The function below takes a folder of CSV files (each file is a financial time series with datetime, open, high, low, close columns) and creates a single XTS object for each of the open, high, low, close prices, where each XTS column is an individual security. For my use case, this representation allows for much more convenient and faster processing (vs. single XTS for each file).
require(quantmod)
LoadUniverseToEnv <- function(srcDir, env) {
fileList <- list.files(srcDir)
if (length(fileList) == 0)
stop("No files found!")
env$op <- NULL
env$hi <- NULL
env$lo <- NULL
env$cl <- NULL
cols <- NULL
for (file in fileList) {
filePath <- sprintf("%s/%s", srcDir, file)
if (file.info(filePath)$isdir == FALSE) {
x <- as.xts(read.zoo(filePath, header=TRUE, sep=",", tz=""))

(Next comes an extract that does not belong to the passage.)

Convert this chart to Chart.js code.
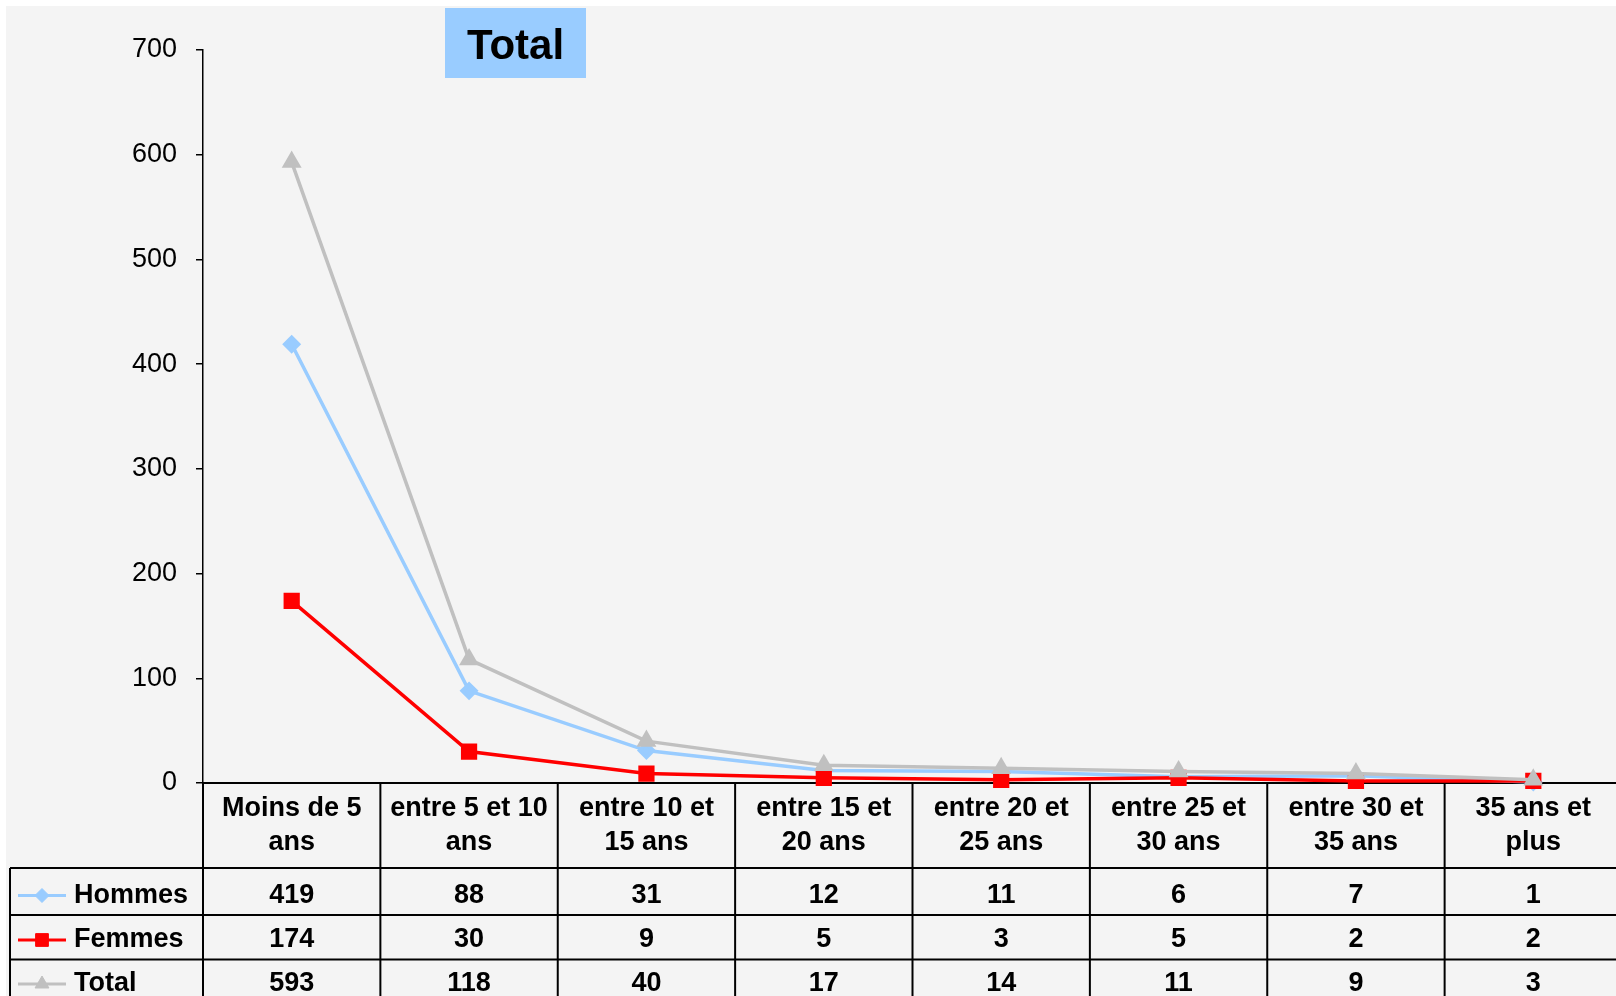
<!DOCTYPE html>
<html>
<head>
<meta charset="utf-8">
<script src="https://cdn.jsdelivr.net/npm/chart.js@4.4.0/dist/chart.umd.min.js"></script>
<style>
  html, body { margin: 0; padding: 0; background: #fff; overflow: hidden; }
  #wrap { position: absolute; left: 6px; top: 6px; width: 1640px; height: 1000px; }
</style>
</head>
<body>
<div id="wrap"><canvas id="chart" width="1640" height="1000"></canvas></div>
<script>
// categories (two lines each, as in the data table header)
var categories = [
  ['Moins de 5', 'ans'],
  ['entre 5 et 10', 'ans'],
  ['entre 10 et', '15 ans'],
  ['entre 15 et', '20 ans'],
  ['entre 20 et', '25 ans'],
  ['entre 25 et', '30 ans'],
  ['entre 30 et', '35 ans'],
  ['35 ans et', 'plus']
];
var hommes = [419, 88, 31, 12, 11, 6, 7, 1];
var femmes = [174, 30, 9, 5, 3, 5, 2, 2];
var total = [593, 118, 40, 17, 14, 11, 9, 3];
var yMin = 0, yMax = 700, yStep = 100;
var titleText = 'Total';

var FONT = "'Liberation Sans', Arial, sans-serif";

var bgPlugin = {
  id: 'bg',
  beforeDraw: function(chart) {
    var ctx = chart.ctx;
    ctx.save();
    ctx.fillStyle = '#f4f4f4';
    ctx.fillRect(0, 0, chart.width, chart.height);
    ctx.restore();
  }
};

var titlePlugin = {
  id: 'titleBox',
  afterDraw: function(chart) {
    var ctx = chart.ctx;
    ctx.save();
    ctx.fillStyle = '#99ccff';
    ctx.fillRect(439, 2, 141, 70);
    ctx.fillStyle = '#000';
    ctx.font = 'bold 42px ' + FONT;
    ctx.textAlign = 'center';
    ctx.textBaseline = 'middle';
    ctx.fillText(titleText, 509.5, 41);
    ctx.restore();
  }
};

var tablePlugin = {
  id: 'dataTable',
  beforeDatasetsDraw: function(chart) {
    var ctx = chart.ctx, x = chart.scales.x, area = chart.chartArea;
    var n = categories.length;
    var colW = x.width / n;
    var top = area.bottom;
    var bottom = chart.height;
    var rowLines = [top + 85, top + 132, top + 176.5];
    var rowCenters = [top + 112.5, top + 157, top + 201];
    var tableLeft = 4;

    ctx.save();
    ctx.strokeStyle = '#000';
    ctx.lineWidth = 2;
    // x axis line
    ctx.beginPath();
    ctx.moveTo(area.left, top);
    ctx.lineTo(chart.width, top);
    ctx.stroke();
    // column separators
    for (var i = 0; i <= n; i++) {
      var px = area.left + i * colW;
      ctx.beginPath();
      ctx.moveTo(px, top);
      ctx.lineTo(px, bottom);
      ctx.stroke();
    }
    // row lines + left border
    rowLines.forEach(function(y) {
      ctx.beginPath();
      ctx.moveTo(tableLeft, y);
      ctx.lineTo(chart.width, y);
      ctx.stroke();
    });
    ctx.beginPath();
    ctx.moveTo(tableLeft, rowLines[0]);
    ctx.lineTo(tableLeft, bottom);
    ctx.stroke();

    // header labels
    ctx.fillStyle = '#000';
    ctx.font = 'bold 27px ' + FONT;
    ctx.textAlign = 'center';
    ctx.textBaseline = 'middle';
    categories.forEach(function(lines, i) {
      var cx = x.getPixelForValue(i);
      ctx.fillText(lines[0], cx, top + 26);
      ctx.fillText(lines[1], cx, top + 60);
    });

    // data rows
    chart.data.datasets.forEach(function(ds, r) {
      var cy = rowCenters[r];
      ctx.textAlign = 'center';
      ds.data.forEach(function(v, i) {
        ctx.fillText(String(v), x.getPixelForValue(i), cy);
      });
      // legend key
      ctx.save();
      ctx.strokeStyle = ds.borderColor;
      ctx.lineWidth = 3;
      ctx.beginPath();
      ctx.moveTo(12, cy);
      ctx.lineTo(60, cy);
      ctx.stroke();
      ctx.fillStyle = ds.pointBackgroundColor;
      ctx.strokeStyle = ds.pointBorderColor;
      ctx.lineWidth = 1;
      Chart.helpers.drawPoint(ctx, { pointStyle: ds.pointStyle, radius: ds.pointRadius, rotation: 0, borderWidth: 1 }, 36, cy);
      ctx.restore();
      ctx.textAlign = 'left';
      ctx.fillText(ds.label, 68, cy);
    });
    ctx.restore();
  }
};

new Chart(document.getElementById('chart'), {
  type: 'line',
  data: {
    labels: categories,
    datasets: [
      { label: 'Hommes', data: hommes, order: 3, borderColor: '#99ccff', borderWidth: 3.5,
        pointStyle: 'rectRot', pointRadius: 7, pointBackgroundColor: '#99ccff', pointBorderColor: '#99ccff', clip: false },
      { label: 'Femmes', data: femmes, order: 2, borderColor: '#ff0000', borderWidth: 3.5,
        pointStyle: 'rect', pointRadius: 9, pointBackgroundColor: '#ff0000', pointBorderColor: '#ff0000', clip: false },
      { label: 'Total', data: total, order: 1, borderColor: '#c0c0c0', borderWidth: 3.5,
        pointStyle: 'triangle', pointRadius: 8, pointBackgroundColor: '#c0c0c0', pointBorderColor: '#c0c0c0', clip: false }
    ]
  },
  options: {
    responsive: false,
    animation: false,
    devicePixelRatio: 1,
    layout: { padding: { top: 44, right: 24, left: 0, bottom: 0 } },
    plugins: { legend: { display: false }, tooltip: { enabled: false }, title: { display: false } },
    elements: { line: { tension: 0 } },
    scales: {
      x: {
        type: 'category',
        offset: true,
        grid: { display: false },
        border: { display: false },
        ticks: { display: false },
        afterFit: function(scale) { scale.height = 223; }
      },
      y: {
        min: yMin,
        max: yMax,
        ticks: { stepSize: yStep, padding: 19, color: '#000', font: { family: FONT, size: 27 } },
        grid: { drawOnChartArea: false, drawTicks: true, tickLength: 7, color: '#000', lineWidth: 1.5 },
        border: { display: true, color: '#000', width: 1.5 },
        afterFit: function(scale) { scale.width = 197; }
      }
    }
  },
  plugins: [bgPlugin, tablePlugin, titlePlugin]
});
</script>
</body>
</html>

cols <- c(sub("_.*", "", file), cols)
# do outer join
env$op <- merge(Op(x), env$op)
env$hi <- merge(Hi(x), env$hi)
env$lo <- merge(Lo(x), env$lo)
env$cl <- merge(Cl(x), env$cl)
cat(sprintf("%s : added: %s from: %s to: %s\n", as.character(Sys.time()), file, start(x), end(x)))
}
}
colnames(env$op) <- cols
colnames(env$hi) <- cols
colnames(env$lo) <- cols
colnames(env$cl) <- cols
}
Performance is fine for a limited number of files, but slows linearly with the width of the XTS object and so becomes a problem for large datasets. The bottleneck is CPU during the merge, when a new column is being appended to each of the four objects (e.g. 100ms initally slowing by 1ms/column)
Since it's CPU bound, my first thought is to parallelize by merging n batches of files and then merge the results, but I'm wondering if there's a better way.